**** Dataset section

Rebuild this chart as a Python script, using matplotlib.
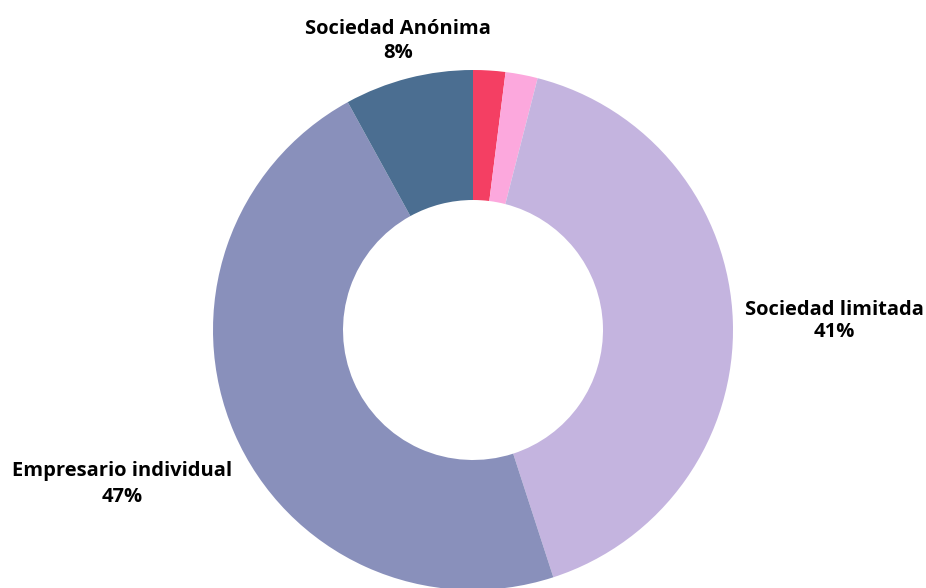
import matplotlib.pyplot as plt

# datos
categorias = ['', '', 'Sociedad limitada', 'Empresario individual', 'Sociedad Anónima']
porcentajes = [2, 2, 41, 47, 8]
colores = ['#F43F63', '#FCA8DD', '#C4B4DF', '#8990BB', '#4B6E91']

W, H = 926, 588
fig = plt.figure(figsize=(W / 100, H / 100), dpi=100)
fig.patch.set_facecolor('white')

# centro del anillo y radio en pixeles
cx, cy, r = 473, 330, 260
ax = fig.add_axes([(cx - r) / W, (H - cy - r) / H, 2 * r / W, 2 * r / H])
ax.pie(porcentajes, colors=colores, startangle=90, counterclock=False,
       radius=1, wedgeprops=dict(width=0.5, linewidth=0))
ax.set_xlim(-1, 1)
ax.set_ylim(-1, 1)
ax.set_aspect('equal')
ax.axis('off')

# etiquetas (posición en pixeles, interlineado)
etiquetas = [
    ('Sociedad Anónima\n8%', 398, 41, 1.22),
    ('Sociedad limitada\n41%', 834, 321, 1.12),
    ('Empresario individual\n47%', 122, 484, 1.36),
]
for txt, x, y, ls in etiquetas:
    fig.text(x / W, 1 - y / H, txt, ha='center', va='center',
             fontsize=14.5, fontweight='bold', family='Open Sans',
             linespacing=ls, color='black')

fig.savefig('out.png', dpi=100)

********

- Aim -
Write out exactly the lines between the start of the data and the line with "fig.patch.set_facecolor('white')", including both, but none of the pictures.

- Complete output -
Rebuild this chart as a Python script, using matplotlib.
import matplotlib.pyplot as plt

# datos
categorias = ['', '', 'Sociedad limitada', 'Empresario individual', 'Sociedad Anónima']
porcentajes = [2, 2, 41, 47, 8]
colores = ['#F43F63', '#FCA8DD', '#C4B4DF', '#8990BB', '#4B6E91']

W, H = 926, 588
fig = plt.figure(figsize=(W / 100, H / 100), dpi=100)
fig.patch.set_facecolor('white')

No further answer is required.